Transport has organized its stakeholder consultations around a number of key themes which focus on optimizing the ports system in order to support trade, ensuring the competitiveness of the marine transportation sector, and maximizing the system’s safety and security overall. While discussions on the third theme will begin this September, consultations on the first two themes have been taking place through the summer in the form of several ministerial round tables and engagement sessions. The Federation has been actively involved in this process and is now finalizing its written comments for submission to Transport Canada later this month. Our comments will build on a number of issues that we have already brought to the government’s attention over the summer, including the need to adopt a more disciplined approach to marine user fees; the need to invest in essential marine infrastructure; the need to modernize aspects of the coasting trade regime related to the repositioning of empty containers between Canadian ports; and the need to address cost and service issues related to pilotage.
With respect to the first point on marine user fees, we all know that users of Canada’s marine transportation system face a wide range of fees that are on the high end of the cost spectrum vis-a-vis other countries such as the U.S. This includes a significant number of user fees that are mandated by government authorities and over which carriers have very limited control (e.g. pilotage fees, harbour dues and port fees, icebreaking and marine navigation service fees, dredging costs and Seaway tolls), as well as a host of other fees that are not mandated by the government but are nevertheless difficult to negotiate given the size of the Canadian market and the limited number of service options available (e.g. towing, labour, rail, etc.). Indeed, the CTA review panel noted that in 2013-2014, user fees mandated by government authorities amounted to $857 million, and that such fees had been increasing by an average of more than five per cent per annum over the past 15 years.

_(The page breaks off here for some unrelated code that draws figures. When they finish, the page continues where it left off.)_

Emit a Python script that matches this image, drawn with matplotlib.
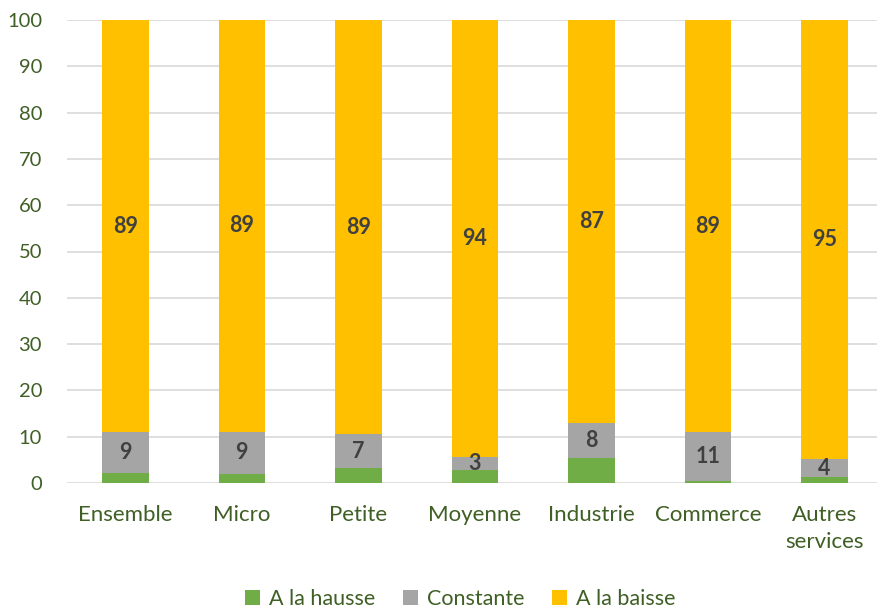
import numpy as np
import matplotlib.pyplot as plt

plt.rcParams['font.family'] = ['Lato', 'DejaVu Sans']

# -------------------------------------------------------
# data (share in %)
# -------------------------------------------------------
categories = ["Ensemble", "Micro", "Petite", "Moyenne", "Industrie", "Commerce", "Autres\nservices"]
hausse = [2.2, 2.0, 3.3, 2.7, 5.4, 0.4, 1.2]
constante = [8.8, 9.1, 7.2, 3.0, 7.6, 10.6, 4.0]
baisse = [89.0, 88.9, 89.4, 94.3, 87.0, 89.0, 94.8]

green = "#70AD47"
grey = "#A5A5A5"
yellow = "#FFC000"
txt = "#3F5F25"

fig = plt.figure(figsize=(8.77, 6.08), dpi=100)
ax = fig.add_axes([67 / 877, 1 - 483 / 608, 1 - 67 / 877, 463 / 608])

x = np.arange(len(categories))
w = 0.40
b1 = ax.bar(x, hausse, w, color=green, label="A la hausse", zorder=3)
b2 = ax.bar(x, constante, w, bottom=hausse, color=grey, label="Constante", zorder=3)
bottom2 = np.array(hausse) + np.array(constante)
b3 = ax.bar(x, baisse, w, bottom=bottom2, color=yellow, label="A la baisse", zorder=3)

# value labels (grey and yellow segments only)
ax.bar_label(b2, labels=[f"{v:.0f}" for v in constante], label_type="center",
             fontsize=15.5, fontweight="bold", color="#404040", zorder=4)
ax.bar_label(b3, labels=[f"{v:.0f}" for v in baisse], label_type="center",
             fontsize=15.5, fontweight="bold", color="#404040", zorder=4)

ax.set_ylim(0, 100)
ax.set_xlim(-0.5, 6.45)
ax.set_yticks(np.arange(0, 101, 10))
ax.set_xticks(x)
ax.set_xticklabels(categories, fontsize=16, linespacing=1.4)
ax.tick_params(axis="both", length=0, colors=txt)
ax.tick_params(axis="y", pad=18, labelsize=14.5)
ax.tick_params(axis="x", pad=16)
ax.grid(axis="y", color="#D9D9D9", linewidth=1.2, zorder=0)
for s in ax.spines.values():
    s.set_visible(False)

leg = fig.legend(handles=[b1, b2, b3], loc="lower center", ncol=3, frameon=False,
                 bbox_to_anchor=(0.525, -0.033), fontsize=15.5, handlelength=0.7,
                 handleheight=0.7, handletextpad=0.4, columnspacing=1.3)
for t in leg.get_texts():
    t.set_color(txt)

fig.savefig("out.png", dpi=100)
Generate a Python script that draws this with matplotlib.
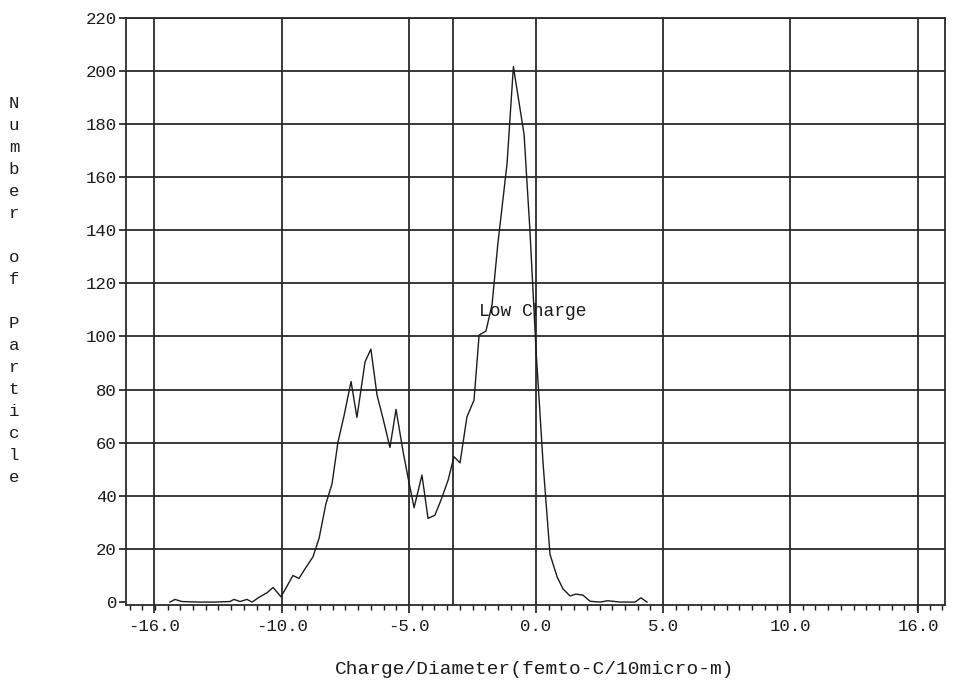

Given the cumulative impact that these fees have on the system’s competitiveness, our submission to Transport Canada will highlight the need for a more disciplined and systemic approach to the way in which user fees are established and implemented. In very general terms, such an approach should provide a common procedure for the publication of fee proposals by service providers, provide a clear process for submitting input and filing objections by stakeholders, and establish some common principles for assessing the appropriateness of a given fee or fee increase. Although this will not address all our concerns regarding the escalating cost of marine services, it will ensure greater transparency and accountability from service providers who operate in the public realm, and give users some measure of assurance regarding a more stable and predictable fee environment (with meaningful avenues of recourse) in the future.

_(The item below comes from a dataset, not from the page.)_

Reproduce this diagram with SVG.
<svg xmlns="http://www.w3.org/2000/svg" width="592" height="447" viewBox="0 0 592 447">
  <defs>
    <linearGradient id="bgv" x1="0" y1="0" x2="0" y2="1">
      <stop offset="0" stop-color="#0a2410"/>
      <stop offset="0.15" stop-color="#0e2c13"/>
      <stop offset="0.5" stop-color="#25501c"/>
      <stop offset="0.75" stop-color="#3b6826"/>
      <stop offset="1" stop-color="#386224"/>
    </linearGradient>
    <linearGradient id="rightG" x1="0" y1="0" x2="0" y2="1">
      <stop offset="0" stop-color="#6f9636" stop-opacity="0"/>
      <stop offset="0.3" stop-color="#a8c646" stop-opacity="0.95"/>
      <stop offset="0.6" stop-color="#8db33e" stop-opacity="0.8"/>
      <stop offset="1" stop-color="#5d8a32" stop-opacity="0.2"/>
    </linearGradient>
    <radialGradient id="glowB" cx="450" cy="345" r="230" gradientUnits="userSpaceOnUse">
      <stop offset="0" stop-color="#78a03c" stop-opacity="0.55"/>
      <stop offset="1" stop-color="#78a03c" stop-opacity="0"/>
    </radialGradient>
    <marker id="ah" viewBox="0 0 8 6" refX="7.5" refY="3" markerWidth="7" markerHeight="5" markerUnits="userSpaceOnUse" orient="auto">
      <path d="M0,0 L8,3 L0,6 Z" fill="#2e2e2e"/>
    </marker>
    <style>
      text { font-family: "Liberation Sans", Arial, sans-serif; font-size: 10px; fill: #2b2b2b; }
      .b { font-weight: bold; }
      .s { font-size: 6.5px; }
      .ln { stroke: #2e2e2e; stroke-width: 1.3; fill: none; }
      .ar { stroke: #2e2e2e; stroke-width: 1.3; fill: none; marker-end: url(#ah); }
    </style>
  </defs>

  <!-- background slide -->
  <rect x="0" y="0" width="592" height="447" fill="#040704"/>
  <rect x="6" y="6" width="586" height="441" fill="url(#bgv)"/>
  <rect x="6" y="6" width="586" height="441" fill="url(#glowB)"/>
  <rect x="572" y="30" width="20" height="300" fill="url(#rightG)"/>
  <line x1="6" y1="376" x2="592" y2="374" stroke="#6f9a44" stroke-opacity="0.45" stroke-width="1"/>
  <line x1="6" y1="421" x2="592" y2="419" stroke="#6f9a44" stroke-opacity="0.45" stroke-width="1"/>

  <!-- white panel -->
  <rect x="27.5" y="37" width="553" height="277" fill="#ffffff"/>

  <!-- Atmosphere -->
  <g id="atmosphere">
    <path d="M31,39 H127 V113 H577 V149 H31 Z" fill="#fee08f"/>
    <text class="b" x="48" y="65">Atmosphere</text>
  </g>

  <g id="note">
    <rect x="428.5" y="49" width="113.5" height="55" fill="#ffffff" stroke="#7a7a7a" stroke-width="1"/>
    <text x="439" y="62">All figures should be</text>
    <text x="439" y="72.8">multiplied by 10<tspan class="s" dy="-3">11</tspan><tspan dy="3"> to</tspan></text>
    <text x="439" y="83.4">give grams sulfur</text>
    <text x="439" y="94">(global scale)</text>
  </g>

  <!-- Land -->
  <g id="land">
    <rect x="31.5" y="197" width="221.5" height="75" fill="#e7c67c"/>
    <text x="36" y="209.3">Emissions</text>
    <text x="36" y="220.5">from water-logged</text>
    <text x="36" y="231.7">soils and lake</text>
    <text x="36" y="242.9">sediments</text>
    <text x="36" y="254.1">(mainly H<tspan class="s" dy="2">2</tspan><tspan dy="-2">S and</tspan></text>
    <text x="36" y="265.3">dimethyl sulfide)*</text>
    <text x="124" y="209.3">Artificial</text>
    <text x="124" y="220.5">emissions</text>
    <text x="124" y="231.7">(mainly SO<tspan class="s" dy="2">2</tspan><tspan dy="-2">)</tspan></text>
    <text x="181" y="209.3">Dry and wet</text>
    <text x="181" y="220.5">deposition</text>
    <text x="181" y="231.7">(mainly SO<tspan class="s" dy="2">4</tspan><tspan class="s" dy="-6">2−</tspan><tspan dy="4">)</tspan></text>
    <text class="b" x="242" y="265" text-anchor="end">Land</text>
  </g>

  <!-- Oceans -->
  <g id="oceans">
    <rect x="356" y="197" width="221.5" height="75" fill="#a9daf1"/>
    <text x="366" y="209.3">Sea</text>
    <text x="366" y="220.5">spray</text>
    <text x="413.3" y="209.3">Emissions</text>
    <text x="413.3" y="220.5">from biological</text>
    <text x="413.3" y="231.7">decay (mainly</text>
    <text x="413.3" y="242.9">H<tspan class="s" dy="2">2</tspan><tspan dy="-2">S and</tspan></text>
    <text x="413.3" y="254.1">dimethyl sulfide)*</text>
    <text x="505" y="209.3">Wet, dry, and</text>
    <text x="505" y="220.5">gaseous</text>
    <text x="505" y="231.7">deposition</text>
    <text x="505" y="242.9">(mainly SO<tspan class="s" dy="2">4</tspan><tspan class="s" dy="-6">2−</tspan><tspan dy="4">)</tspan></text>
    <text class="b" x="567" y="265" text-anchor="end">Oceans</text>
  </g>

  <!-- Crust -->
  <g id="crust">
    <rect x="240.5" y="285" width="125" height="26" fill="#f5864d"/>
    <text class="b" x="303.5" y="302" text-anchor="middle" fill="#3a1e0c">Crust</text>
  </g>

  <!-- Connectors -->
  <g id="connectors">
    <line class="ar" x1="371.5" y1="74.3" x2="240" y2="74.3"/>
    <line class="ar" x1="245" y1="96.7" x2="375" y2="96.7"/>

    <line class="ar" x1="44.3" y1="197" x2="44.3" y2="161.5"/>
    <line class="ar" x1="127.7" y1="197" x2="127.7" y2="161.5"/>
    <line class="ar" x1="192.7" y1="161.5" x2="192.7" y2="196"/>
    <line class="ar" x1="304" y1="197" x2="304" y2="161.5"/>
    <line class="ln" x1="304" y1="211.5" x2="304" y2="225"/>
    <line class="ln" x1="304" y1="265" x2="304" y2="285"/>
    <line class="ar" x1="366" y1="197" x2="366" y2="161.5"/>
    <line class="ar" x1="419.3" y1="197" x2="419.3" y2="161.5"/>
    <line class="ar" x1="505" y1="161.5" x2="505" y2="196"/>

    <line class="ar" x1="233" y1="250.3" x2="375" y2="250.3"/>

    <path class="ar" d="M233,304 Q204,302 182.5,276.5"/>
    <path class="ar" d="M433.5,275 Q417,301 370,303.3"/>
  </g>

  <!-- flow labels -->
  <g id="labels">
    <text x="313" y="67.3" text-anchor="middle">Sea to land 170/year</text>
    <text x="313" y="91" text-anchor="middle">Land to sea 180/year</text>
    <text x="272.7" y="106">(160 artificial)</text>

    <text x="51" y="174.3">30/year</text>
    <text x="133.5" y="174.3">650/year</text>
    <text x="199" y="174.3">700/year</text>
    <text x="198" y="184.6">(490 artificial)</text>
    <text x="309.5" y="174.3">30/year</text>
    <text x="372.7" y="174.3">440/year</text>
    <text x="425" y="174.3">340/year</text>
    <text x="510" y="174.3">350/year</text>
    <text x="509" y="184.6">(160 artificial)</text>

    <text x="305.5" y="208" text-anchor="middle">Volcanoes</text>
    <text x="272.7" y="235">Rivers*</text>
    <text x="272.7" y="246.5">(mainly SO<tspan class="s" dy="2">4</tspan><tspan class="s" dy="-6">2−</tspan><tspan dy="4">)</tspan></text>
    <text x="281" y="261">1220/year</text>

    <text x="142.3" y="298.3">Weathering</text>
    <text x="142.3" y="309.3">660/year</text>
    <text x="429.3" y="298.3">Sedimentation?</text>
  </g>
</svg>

With respect to the second point on infrastructure investment, a key priority is the need for the government to continue the maintenance and renewal of infrastructure in the St Lawrence Seaway (through the current multi-year asset renewal plan), which is a fundamental component of the continued competitiveness of this key Canadian gateway. Another key priority, and one which we have been requesting for close to a decade – is the increasingly urgent need to renew the Canadian Coast Guard’s aging icebreaking fleet. This fleet plays a fundamental role in making navigation (and trade) possible during Canada’s long and challenging winters, especially in potentially dangerous and ice-laden areas in the Arctic, the northeast coast of Newfoundland, and the St. Lawrence River and Gulf. In order to ensure the long term viability of these important Canadian trade routes, we encourage the government to develop and commit to an investment plan and timetable for renewing its fleet of heavy and medium icebreakers. In the shorter term, we also need the government to explore options for increasing the number of available icebreakers so the Coast Guard can fulfill its service commitments to users. Some such options could include chartering in foreign tonnage and / or building such vessels abroad, as Canadian yards are fully booked for the foreseeable future.

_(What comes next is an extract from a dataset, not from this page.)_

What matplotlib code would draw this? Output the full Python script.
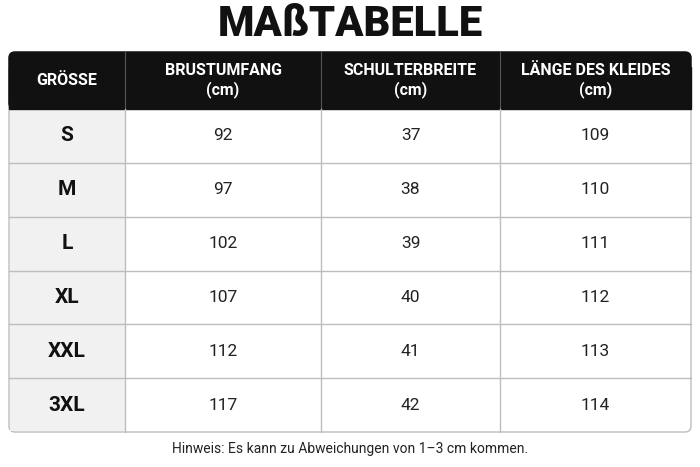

With respect to the third point on the Coasting Trade Act, our submission will highlight the need to modernize Canada’s coasting trade regime in order to increase the efficiency and flexibility of its transportation system. Towards that end, we will recommend that Transport Canada complete its policy work on the repositioning of empty containers so that international marine carriers are able to reposition their empty containers between Canadian ports on board their own vessels. Currently, ocean ships have no choice but to either reposition their empties by truck or rail, or (more commonly) to export their own empty containers from one Canadian port and import empty containers to another – which is clearly not the most efficient way to manage one’s transportation assets. Although CETA (the Comprehensive Economic and Trade Agreement between Canada and the European Union) is a positive step in terms of providing some liberalization of empty container repositioning, its framework is limited to EU enterprises. The Federation is therefore seeking an amendment to the Coasting Trade Act that will allow all international marine carriers – regardless of their flag – to reposition their empty containers between Canadian ports on a non-revenue basis. We have been advocating for such an amendment since 2011, and we very strongly believe that it is time to move forward with this change in order to make Canadian trade routes more attractive for importers and exporters alike.
With respect to the fourth and final point; pilotage, the international ocean carriers are the biggest users of this service and appreciate the skills Canadian that pilots provide to their ships. However, ship owners and operators have also long complained about the system’s high cost and restrictive practices, especially in areas which call for compulsory pilotage over long stretches of water. We encourage the government to look into these costs and restrictions since pilotage, is basically controlled by monopolies operated by private, pilot-owned “corporations” or unions.